The behavioural problem with the retirement savings gap
The Pensions Commission's interim report published on 19 May highlighted that around 15 million people are currently not saving enough for retirement. Automatic enrolment has been a huge success in getting people into pensions, but it has not solved the adequacy problem.
For decades, the pensions and employee benefits industry has struggled to create meaningful behavioural change when it comes to employees paying more into their pensions. It got so bad the government had to step in with automatic enrolment.
Before automatic enrolment, around a third of employees were not members of their workplace pension scheme and the vast majority of those who were members simply paid the minimum required contribution. Automatic enrolment largely fixed the membership problem as opt-out rates have been relatively low and millions more people are now saving for retirement.
Contribution levels are too low
Unfortunately, it has also created a false sense of security.
In reality, being enrolled in a pension and being on track for retirement are two very different things. This is amplified if you are in your 30s or older and only started saving when auto-enrolment began.
More than a decade later, contribution levels remain far too low for many people, especially those who are aged 40 and older. Despite countless communication campaigns, webinars, apps, dashboards, modelling tools, and engagement initiatives, very little has changed.
This is because most pension communication focuses on products, investments, tax and technical information. Employees don't need more information. They need a reason.
After more than 30 years helping tens of thousands of employees improve their financial future, I have come to the conclusion that there are really only two things that make a significant difference:
- start saving early
- save enough each month to achieve your retirement goals.
The government has pretty much solved the first problem through automatic enrolment. The second remains unsolved.
Compelling reasons
What if the problem isn't that employees don't understand pensions? What if the problem is that we've spent decades talking about pensions instead of giving people a compelling reason to save more?
The irony is that increasing pension contributions doesn't just benefit employees. It creates significant benefits for employers too.
Let's start with the obvious one: Employees are more likely to achieve the retirement they actually want.
Beyond that, the benefits become even more interesting:
- Employers using salary sacrifice will typically generate additional National Insurance savings as employee contributions increase. In most cases, those savings can offset the cost of the engagement activities required to drive higher pension contributions.
- Engagement with the pension scheme improves dramatically because employees begin to see a direct connection between the actions they take today and the future they want tomorrow.
- Employees are also more likely to view their employer positively. Organisations that actively help employees build financial security demonstrate that they genuinely care about their people rather than simply providing benefits and hoping for the best.
- There is also the future workforce planning benefit.
- Employees who build meaningful pension savings are more likely to have choices later in life. They can retire when they want to rather than when financial necessity dictates.
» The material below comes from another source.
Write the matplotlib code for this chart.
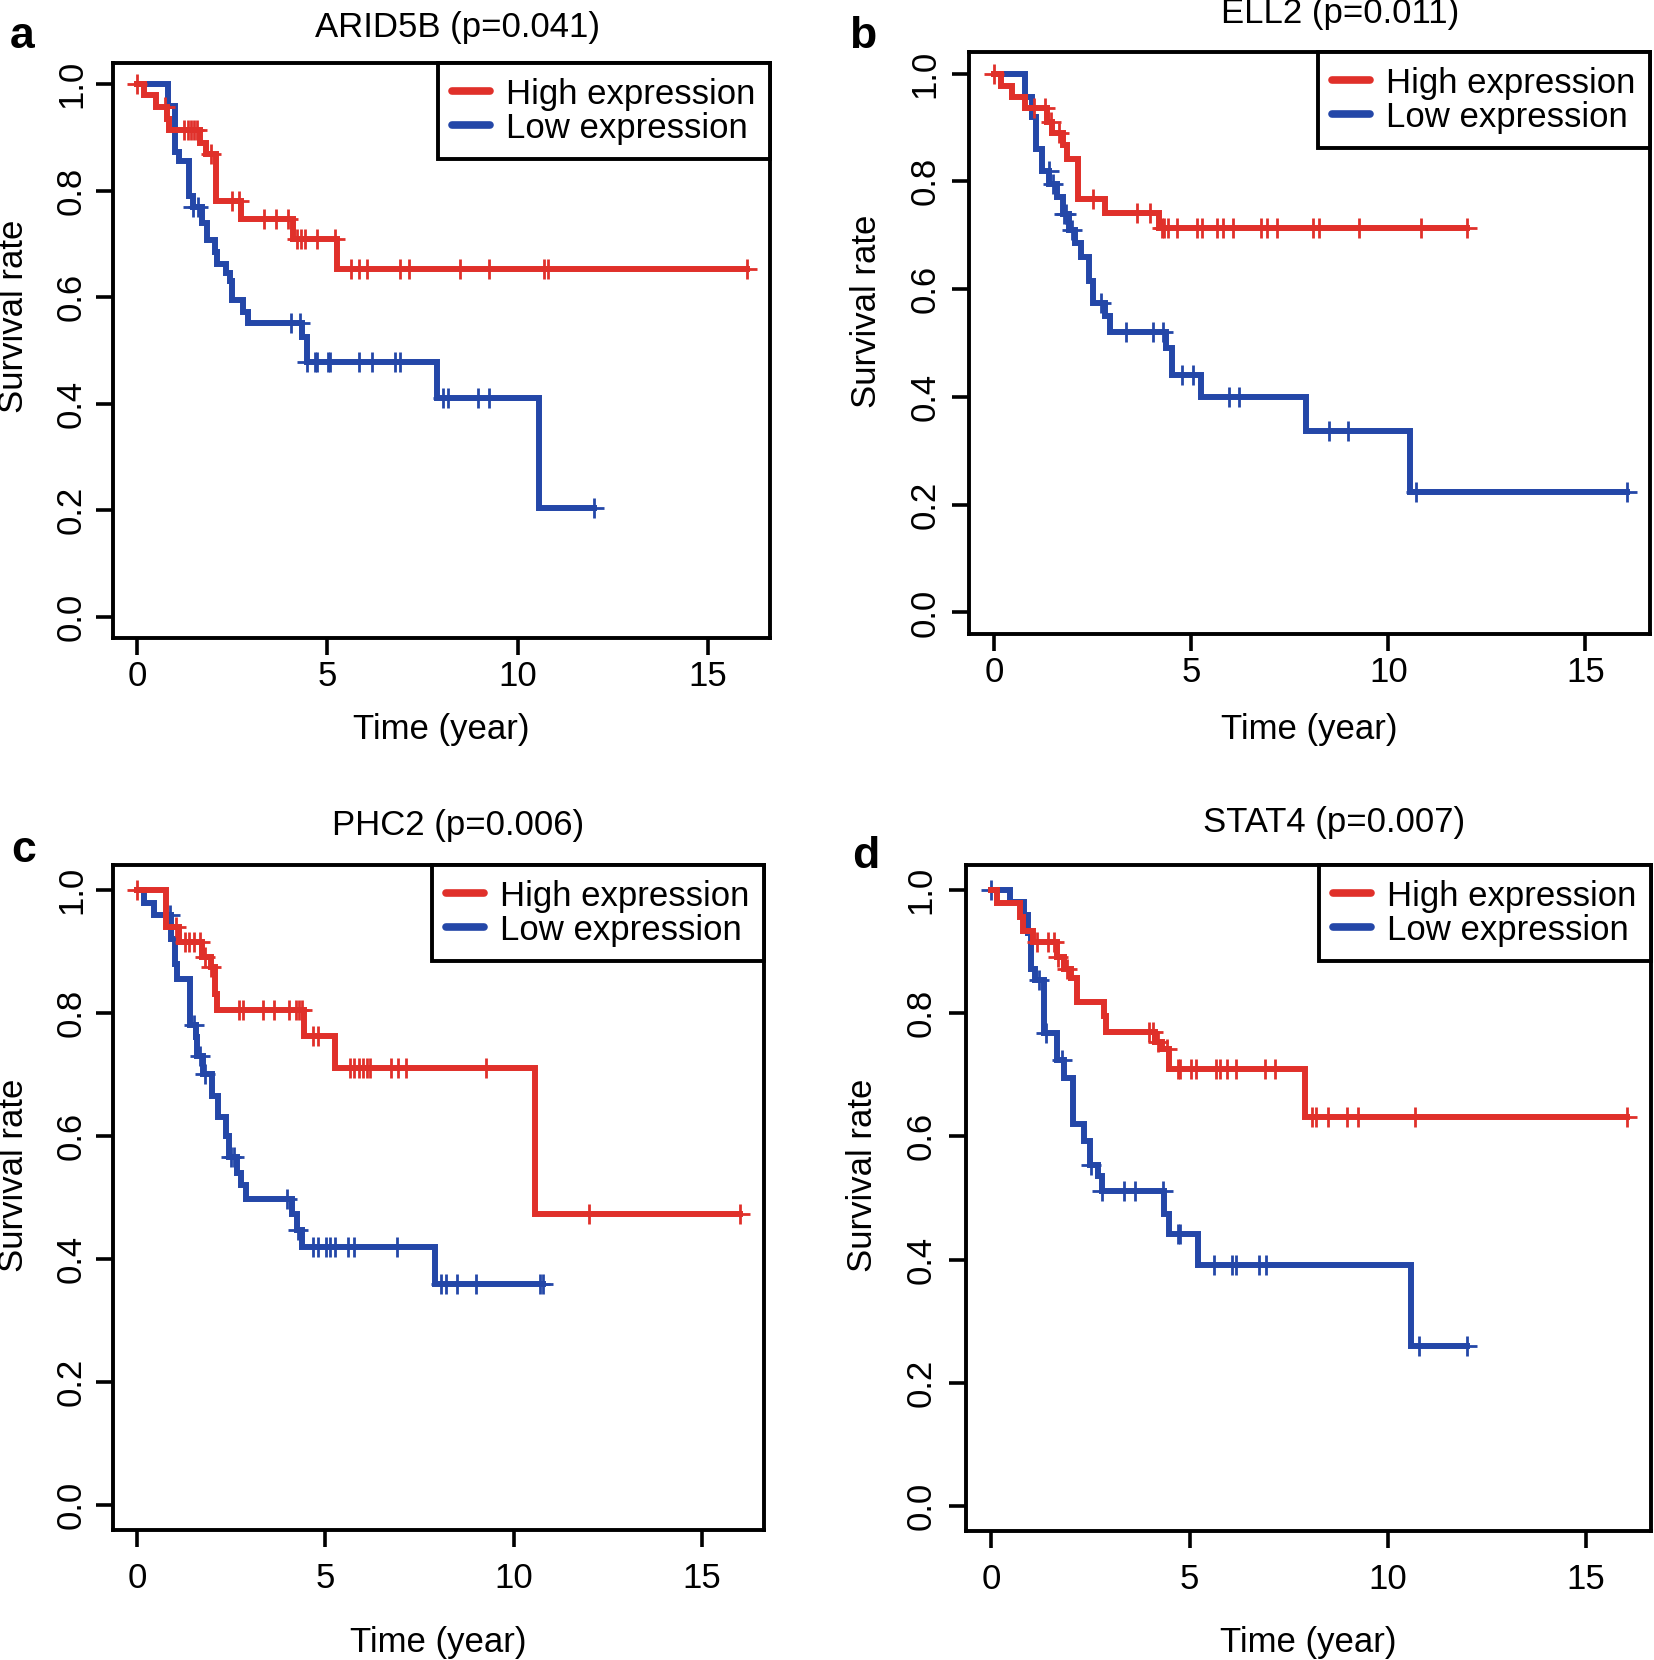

- The connection between retirement planning and financial resilience. When people have a clear long term goal and a realistic plan to achieve it, they tend to feel more in control of their finances overall.
- Financial confidence extends beyond pensions as employees become more interested in saving, investing, building emergency funds and improving their overall financial position.
- As pension pots grow, employees become more engaged with their finances generally. They are more likely to seek guidance, take advice, ask questions and make better financial decisions across multiple areas of their lives - the result is greater financial resilience.
The challenge ahead
Financially resilient employees tend to experience less financial stress, are often more productive and are less distracted by money worries. They are also more likely to stay with their employer, rather than looking elsewhere for a higher salary simply because their finances are under strain.
This is where pensions become a business issue.
The challenge is helping employees develop a meaningful retirement goal and motivating them to take action. That is where most pension strategies fail.
They fail because they focus on pensions when they should be focusing on people.
The pensions industry has spent years debating charges, investments, technology, dashboards and communication strategies, but 15 million people are still under saving for retirement.
Maybe it's time we stopped asking how to explain pensions better and started asking how to motivate people to take action?
Until the industry recognises that the retirement savings gap is a behavioural issue, it will continue to achieve the same results it has for the last 20 years.